## WHAT THE TASK REQUIRES
Where the string "this" occurs in the material below, report the whole line.

--- Begin EXCERPTED DATA ---

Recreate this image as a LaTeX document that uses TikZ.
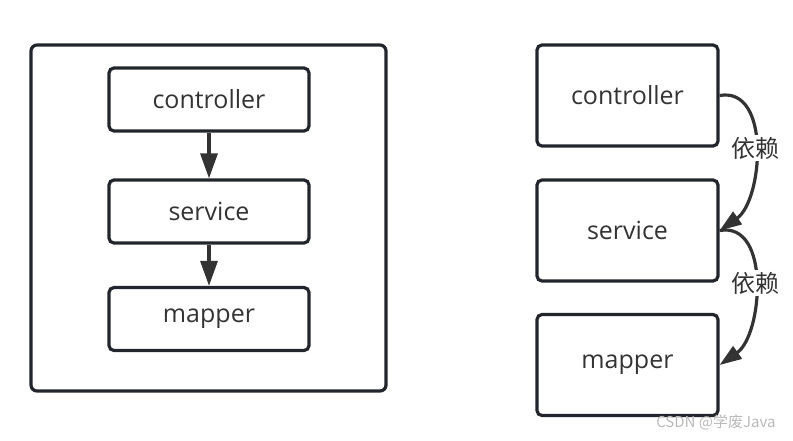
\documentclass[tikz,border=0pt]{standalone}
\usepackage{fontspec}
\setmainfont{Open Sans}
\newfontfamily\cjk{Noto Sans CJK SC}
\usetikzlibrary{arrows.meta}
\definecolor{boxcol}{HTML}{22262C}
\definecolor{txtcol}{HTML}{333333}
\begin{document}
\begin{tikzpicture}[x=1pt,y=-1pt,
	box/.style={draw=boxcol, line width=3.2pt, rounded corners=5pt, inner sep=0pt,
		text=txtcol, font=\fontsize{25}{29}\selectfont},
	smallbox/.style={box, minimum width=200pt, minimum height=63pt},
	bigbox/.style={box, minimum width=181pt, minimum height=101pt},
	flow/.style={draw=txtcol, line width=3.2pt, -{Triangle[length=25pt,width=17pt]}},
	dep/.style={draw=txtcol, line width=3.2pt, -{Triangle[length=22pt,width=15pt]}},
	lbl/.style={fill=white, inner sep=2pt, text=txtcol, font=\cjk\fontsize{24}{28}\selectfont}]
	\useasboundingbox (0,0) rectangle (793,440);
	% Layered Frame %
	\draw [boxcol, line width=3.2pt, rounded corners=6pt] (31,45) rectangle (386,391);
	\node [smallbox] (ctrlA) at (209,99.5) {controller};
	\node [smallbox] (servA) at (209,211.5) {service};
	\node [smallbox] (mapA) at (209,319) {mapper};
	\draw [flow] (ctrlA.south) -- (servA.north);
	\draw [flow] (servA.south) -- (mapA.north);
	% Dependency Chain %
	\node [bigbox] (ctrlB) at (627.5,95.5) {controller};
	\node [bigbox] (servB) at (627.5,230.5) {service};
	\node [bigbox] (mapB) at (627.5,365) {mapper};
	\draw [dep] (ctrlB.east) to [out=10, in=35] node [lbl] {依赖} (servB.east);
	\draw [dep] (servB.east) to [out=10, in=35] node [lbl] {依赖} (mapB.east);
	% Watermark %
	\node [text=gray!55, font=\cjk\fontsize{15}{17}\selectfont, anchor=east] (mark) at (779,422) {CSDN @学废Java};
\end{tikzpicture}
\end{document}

--- End EXCERPTED DATA ---
--- Begin EXCERPTED DATA ---

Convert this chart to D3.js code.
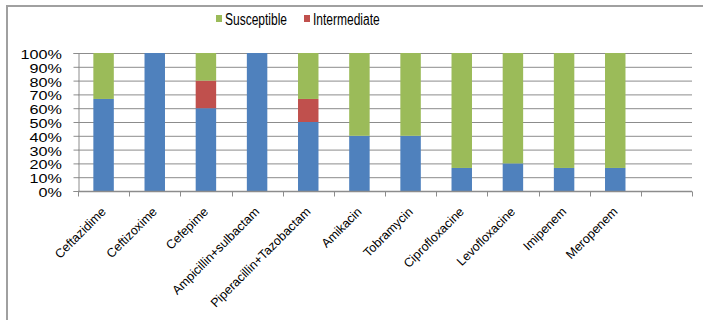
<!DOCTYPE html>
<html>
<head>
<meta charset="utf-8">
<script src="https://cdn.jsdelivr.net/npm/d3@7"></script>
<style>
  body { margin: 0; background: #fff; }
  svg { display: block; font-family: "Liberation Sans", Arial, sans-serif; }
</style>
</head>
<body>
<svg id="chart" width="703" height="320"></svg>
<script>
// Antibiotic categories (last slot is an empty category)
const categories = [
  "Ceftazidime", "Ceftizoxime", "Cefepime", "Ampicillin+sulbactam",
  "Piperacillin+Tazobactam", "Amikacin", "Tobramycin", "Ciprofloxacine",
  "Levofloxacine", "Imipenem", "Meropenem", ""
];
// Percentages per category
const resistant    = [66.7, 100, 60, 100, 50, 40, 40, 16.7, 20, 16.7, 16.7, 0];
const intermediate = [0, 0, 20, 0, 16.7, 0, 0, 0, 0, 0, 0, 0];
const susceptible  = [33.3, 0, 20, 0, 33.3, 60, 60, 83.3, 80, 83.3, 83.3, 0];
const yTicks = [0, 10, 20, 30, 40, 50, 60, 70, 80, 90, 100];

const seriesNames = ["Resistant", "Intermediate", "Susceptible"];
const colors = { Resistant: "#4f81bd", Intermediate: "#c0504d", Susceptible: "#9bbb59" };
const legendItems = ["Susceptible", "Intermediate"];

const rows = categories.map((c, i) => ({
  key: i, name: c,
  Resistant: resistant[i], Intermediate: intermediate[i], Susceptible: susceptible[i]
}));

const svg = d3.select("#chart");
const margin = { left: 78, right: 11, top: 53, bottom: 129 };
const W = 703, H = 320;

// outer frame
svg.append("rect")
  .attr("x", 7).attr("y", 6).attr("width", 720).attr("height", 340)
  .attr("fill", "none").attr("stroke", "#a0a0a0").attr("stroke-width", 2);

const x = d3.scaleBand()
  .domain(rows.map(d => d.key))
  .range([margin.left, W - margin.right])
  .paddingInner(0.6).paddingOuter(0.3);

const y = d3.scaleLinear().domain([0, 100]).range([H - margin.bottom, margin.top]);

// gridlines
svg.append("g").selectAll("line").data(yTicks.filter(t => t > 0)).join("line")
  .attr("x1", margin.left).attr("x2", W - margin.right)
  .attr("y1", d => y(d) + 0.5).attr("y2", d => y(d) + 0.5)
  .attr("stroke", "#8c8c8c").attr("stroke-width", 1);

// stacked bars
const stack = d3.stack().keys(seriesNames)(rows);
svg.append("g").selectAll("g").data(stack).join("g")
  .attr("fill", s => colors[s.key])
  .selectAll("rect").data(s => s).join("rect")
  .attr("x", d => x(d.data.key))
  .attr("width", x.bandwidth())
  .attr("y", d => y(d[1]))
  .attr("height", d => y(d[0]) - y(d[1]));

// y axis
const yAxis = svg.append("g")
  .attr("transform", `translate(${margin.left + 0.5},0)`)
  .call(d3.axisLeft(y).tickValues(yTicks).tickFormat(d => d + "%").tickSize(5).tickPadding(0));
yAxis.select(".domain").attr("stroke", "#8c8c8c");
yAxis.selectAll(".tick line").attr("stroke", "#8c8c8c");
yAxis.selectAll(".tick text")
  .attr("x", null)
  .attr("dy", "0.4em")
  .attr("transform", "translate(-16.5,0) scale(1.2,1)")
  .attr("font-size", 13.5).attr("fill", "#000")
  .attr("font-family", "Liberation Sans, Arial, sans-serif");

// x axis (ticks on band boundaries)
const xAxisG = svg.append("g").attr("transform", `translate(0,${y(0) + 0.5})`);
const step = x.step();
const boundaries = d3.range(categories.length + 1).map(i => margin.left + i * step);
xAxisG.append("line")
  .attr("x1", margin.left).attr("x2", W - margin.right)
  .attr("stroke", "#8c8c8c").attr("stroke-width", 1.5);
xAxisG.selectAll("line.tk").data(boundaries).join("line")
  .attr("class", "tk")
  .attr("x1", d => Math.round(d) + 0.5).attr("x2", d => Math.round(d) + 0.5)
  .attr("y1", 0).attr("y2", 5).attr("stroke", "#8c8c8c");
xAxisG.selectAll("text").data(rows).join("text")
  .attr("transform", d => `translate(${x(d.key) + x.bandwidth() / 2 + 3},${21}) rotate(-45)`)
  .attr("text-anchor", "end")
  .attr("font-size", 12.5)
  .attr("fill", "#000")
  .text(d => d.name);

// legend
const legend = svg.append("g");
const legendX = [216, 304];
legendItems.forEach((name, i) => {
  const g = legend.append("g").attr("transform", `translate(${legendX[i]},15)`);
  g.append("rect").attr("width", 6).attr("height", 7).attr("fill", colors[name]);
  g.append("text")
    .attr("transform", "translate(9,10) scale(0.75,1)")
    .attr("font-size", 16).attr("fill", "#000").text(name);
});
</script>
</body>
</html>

--- End EXCERPTED DATA ---

## EXERCISE OUTPUT
Recreate this image as a LaTeX document that uses TikZ.
Convert this chart to D3.js code.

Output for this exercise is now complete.